++++ Supplied material
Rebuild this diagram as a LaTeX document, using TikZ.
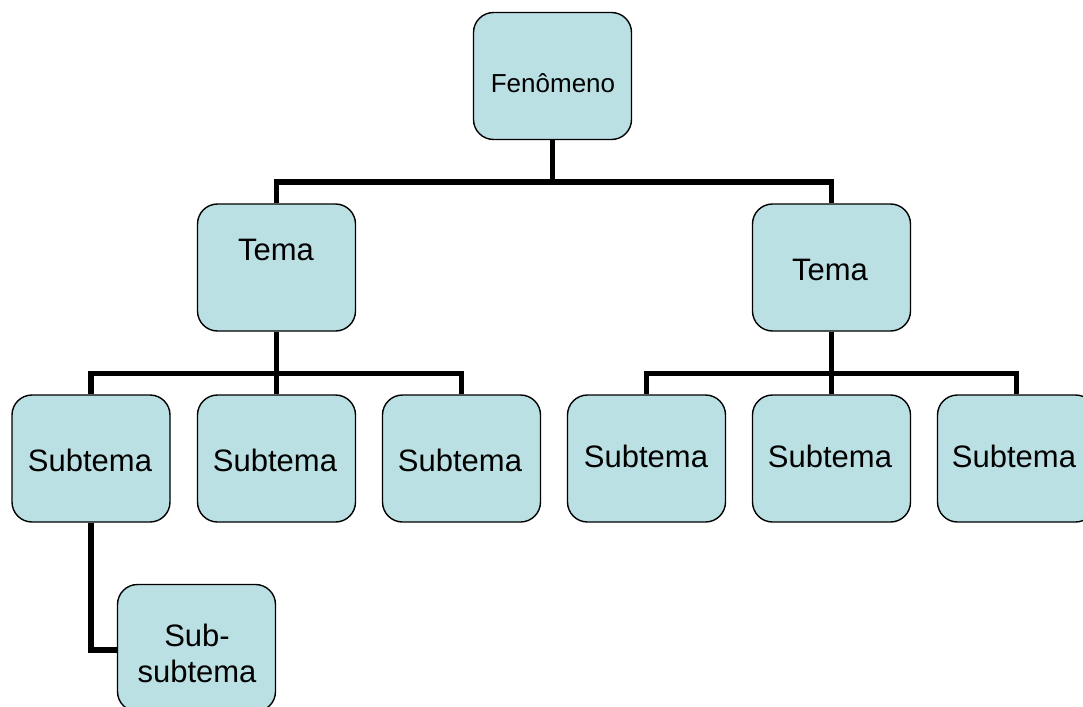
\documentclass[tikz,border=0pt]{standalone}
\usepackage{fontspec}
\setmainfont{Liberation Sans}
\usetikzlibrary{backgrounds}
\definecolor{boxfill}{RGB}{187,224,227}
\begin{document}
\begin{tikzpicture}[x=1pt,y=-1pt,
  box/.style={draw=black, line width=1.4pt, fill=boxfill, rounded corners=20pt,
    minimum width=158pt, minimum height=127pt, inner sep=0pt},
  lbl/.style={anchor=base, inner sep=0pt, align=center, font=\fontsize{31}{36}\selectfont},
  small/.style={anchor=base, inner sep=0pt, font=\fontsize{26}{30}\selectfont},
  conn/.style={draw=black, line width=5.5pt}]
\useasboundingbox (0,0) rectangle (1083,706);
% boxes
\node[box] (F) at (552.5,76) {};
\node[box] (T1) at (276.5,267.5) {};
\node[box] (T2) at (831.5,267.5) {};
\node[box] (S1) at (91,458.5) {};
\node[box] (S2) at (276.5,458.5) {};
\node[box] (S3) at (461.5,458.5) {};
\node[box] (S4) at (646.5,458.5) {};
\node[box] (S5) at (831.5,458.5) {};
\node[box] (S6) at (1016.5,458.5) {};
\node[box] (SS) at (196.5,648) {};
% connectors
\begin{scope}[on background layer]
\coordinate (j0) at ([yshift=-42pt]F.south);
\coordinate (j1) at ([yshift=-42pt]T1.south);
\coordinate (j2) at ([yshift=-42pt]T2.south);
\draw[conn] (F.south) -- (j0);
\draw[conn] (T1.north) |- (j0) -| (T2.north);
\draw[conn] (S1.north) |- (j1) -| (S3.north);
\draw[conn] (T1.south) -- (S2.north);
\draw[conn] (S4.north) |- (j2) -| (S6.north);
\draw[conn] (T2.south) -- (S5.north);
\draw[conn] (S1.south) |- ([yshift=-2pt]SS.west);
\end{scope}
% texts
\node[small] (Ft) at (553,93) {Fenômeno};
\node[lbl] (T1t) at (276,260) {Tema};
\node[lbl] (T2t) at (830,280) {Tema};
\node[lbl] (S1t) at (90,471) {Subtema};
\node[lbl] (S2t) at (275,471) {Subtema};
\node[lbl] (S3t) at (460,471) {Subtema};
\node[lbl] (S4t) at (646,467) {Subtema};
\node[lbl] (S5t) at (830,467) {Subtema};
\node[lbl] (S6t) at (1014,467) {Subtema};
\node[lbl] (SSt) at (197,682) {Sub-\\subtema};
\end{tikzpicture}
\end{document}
++++++++
> _Your task_: Leave the images out and output the remaining material exactly as it stands.

> _Expected answer_:
Rebuild this diagram as a LaTeX document, using TikZ.
\documentclass[tikz,border=0pt]{standalone}
\usepackage{fontspec}
\setmainfont{Liberation Sans}
\usetikzlibrary{backgrounds}
\definecolor{boxfill}{RGB}{187,224,227}
\begin{document}
\begin{tikzpicture}[x=1pt,y=-1pt,
  box/.style={draw=black, line width=1.4pt, fill=boxfill, rounded corners=20pt,
    minimum width=158pt, minimum height=127pt, inner sep=0pt},
  lbl/.style={anchor=base, inner sep=0pt, align=center, font=\fontsize{31}{36}\selectfont},
  small/.style={anchor=base, inner sep=0pt, font=\fontsize{26}{30}\selectfont},
  conn/.style={draw=black, line width=5.5pt}]
\useasboundingbox (0,0) rectangle (1083,706);
% boxes
\node[box] (F) at (552.5,76) {};
\node[box] (T1) at (276.5,267.5) {};
\node[box] (T2) at (831.5,267.5) {};
\node[box] (S1) at (91,458.5) {};
\node[box] (S2) at (276.5,458.5) {};
\node[box] (S3) at (461.5,458.5) {};
\node[box] (S4) at (646.5,458.5) {};
\node[box] (S5) at (831.5,458.5) {};
\node[box] (S6) at (1016.5,458.5) {};
\node[box] (SS) at (196.5,648) {};
% connectors
\begin{scope}[on background layer]
\coordinate (j0) at ([yshift=-42pt]F.south);
\coordinate (j1) at ([yshift=-42pt]T1.south);
\coordinate (j2) at ([yshift=-42pt]T2.south);
\draw[conn] (F.south) -- (j0);
\draw[conn] (T1.north) |- (j0) -| (T2.north);
\draw[conn] (S1.north) |- (j1) -| (S3.north);
\draw[conn] (T1.south) -- (S2.north);
\draw[conn] (S4.north) |- (j2) -| (S6.north);
\draw[conn] (T2.south) -- (S5.north);
\draw[conn] (S1.south) |- ([yshift=-2pt]SS.west);
\end{scope}
% texts
\node[small] (Ft) at (553,93) {Fenômeno};
\node[lbl] (T1t) at (276,260) {Tema};
\node[lbl] (T2t) at (830,280) {Tema};
\node[lbl] (S1t) at (90,471) {Subtema};
\node[lbl] (S2t) at (275,471) {Subtema};
\node[lbl] (S3t) at (460,471) {Subtema};
\node[lbl] (S4t) at (646,467) {Subtema};
\node[lbl] (S5t) at (830,467) {Subtema};
\node[lbl] (S6t) at (1014,467) {Subtema};
\node[lbl] (SSt) at (197,682) {Sub-\\subtema};
\end{tikzpicture}
\end{document}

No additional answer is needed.